Now, I’m sure there are dials to twist in just the right way that I’ll figure out over time. Currently, though the full set is taking so long to properly light and render at sufficient quality, that the entire time I was thinking– why am I not just doing this in a game engine in real time? One obvious reason is how I want to render at 4K, but…

Below is Unity 5’s realtime graphics demo from today, which proves we might be at an intersection between games and film now where indie filmmaking can find enormous value in machinema, finally at a professional-grade quality. For filmmaking, a hybrid between machinema captures, Maya renders, and After Effects enhancement compositing is a likely route. I’m increasingly considering going all-CG, including characters, and this made a strong case for that direction. They even claimed this was running on a typical contemporary gamer PC, nothing ridiculous.
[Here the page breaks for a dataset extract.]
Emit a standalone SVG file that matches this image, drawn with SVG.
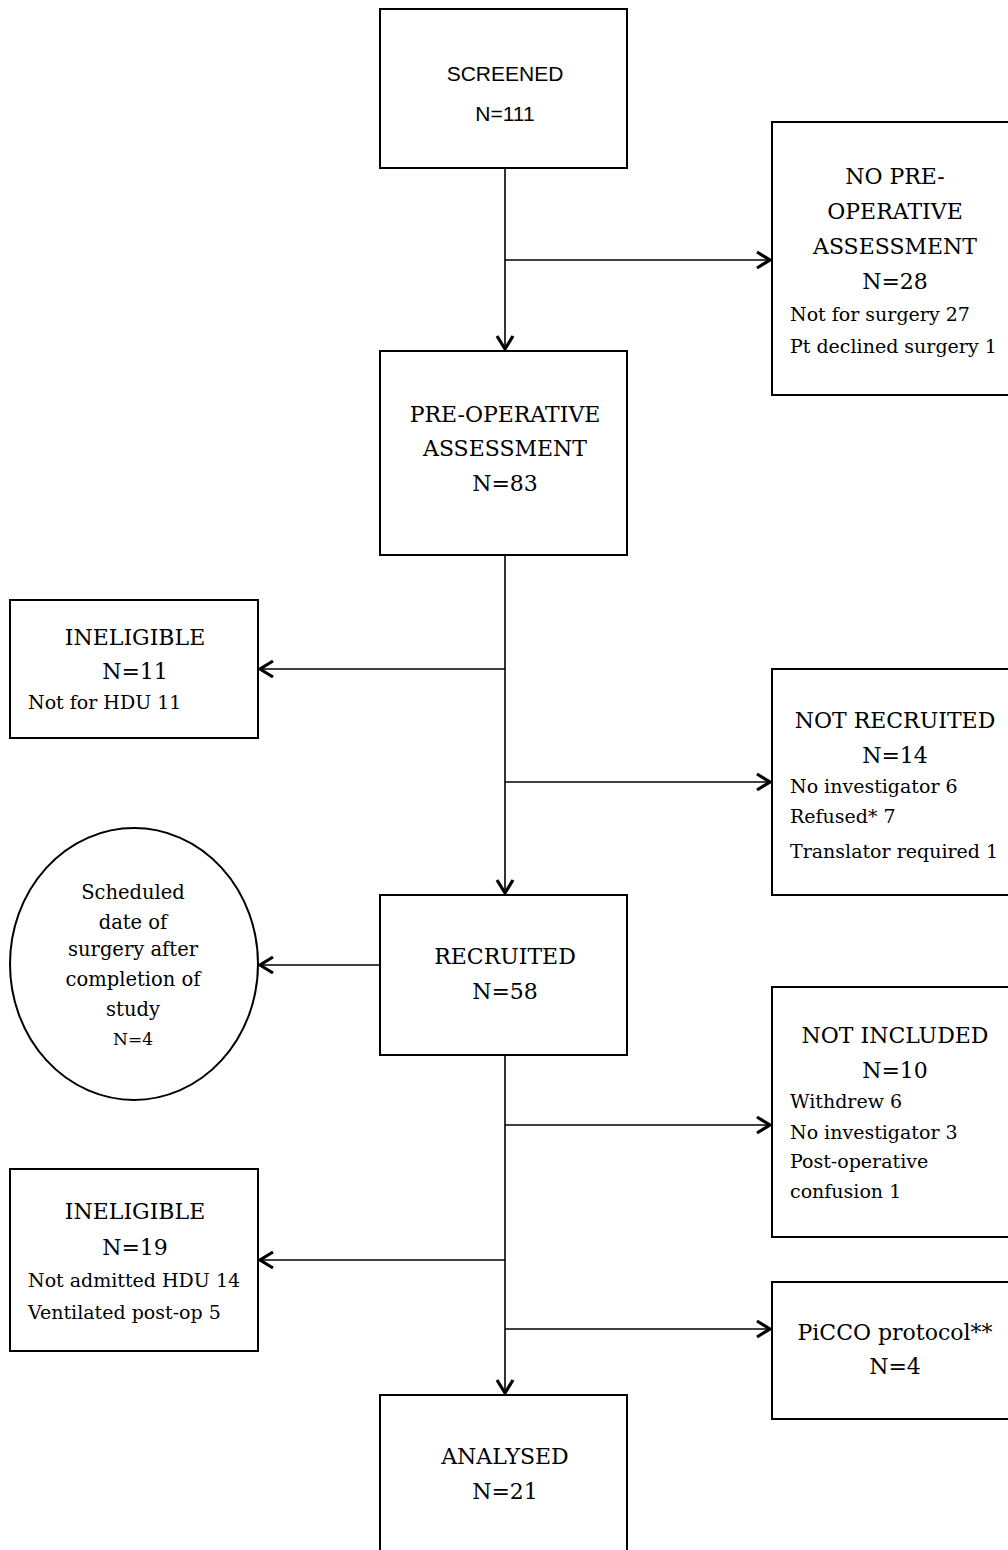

While you watch this, keep reminding yourself that this is apparently rendered and post-processed all in realtime with a free game engine, because it’s going to be easy to forget:

Especially since I’m already well versed in Unity, trying to light the full VFM02 scene in Unity and get a capture from realtime rendering will be an appealing test. But I’ll do that later— I still think the best route is to figure out lighting rendering in Maya since the quality can be so high with it at such high resolution. But working in realtime may be so much of an advantage for rapid iteration, playback, and refinement that it could end up pulling me into Unity 5 for virtual filmmaking more than I might expect.

UPDATE: 2015.03.04.10:30

Well before turning in last night into today’s early AM, I went back into Maya, deleted all lights except one I had set up as the Sun, and added just two fill lights. I realized Incandescence and Glow actually can substantially affect lighting in the scene as actual light sources and not just appear as fake post-process effects. So, I could remove the dozens of lights I had set for all of the florescent bulbs. I woke up to a completed 4K render– but forgot to see how long it took! I at least know the test renders were much faster than before.


This is at least not a wreck nor did it take nearly as long, like the previous renders. While the light on the graybox elements reminds me of stuff I used to get a decade and a half ago on Bryce 3D, the actual modeled and textured set piece element (the only one so far) looks very well rendered. It makes me think that this lighting works and once the set is fully modeled, it won’t look so bad— the worst part right now is how the Sun key light scatters artifacts all over the flat surfaces of the graybox, but you can’t see any of that on the modeled set piece. Shadows seem slightly too flat or the scene is too lit now or something– this is still off. The glow effect on the florescent bulb material is also stronger on the 4K render than it is on the 1K test render, so that’s fun– the size of the florescent tube objects also affects this, so maybe I should bring down the ones along the walls. The Moon and Sky-sphere are stubbed in there– ideally I can get them to work so I don’t have to replace them in post. In fact, it’s my goal that I won’t have to do much of anything for it in post.

Luckily, I think this is back to a usable point where I can continue to tweak this, continue to go through the Gnomon Maya mentalray lighting tutorials, and resume modeling the set. Lesson learned about quantity of lights in a scene and glows actually being light sources too (not just fake ones).

And I am still curious to see what this looks like in Unity 5 and Unreal Engine 4.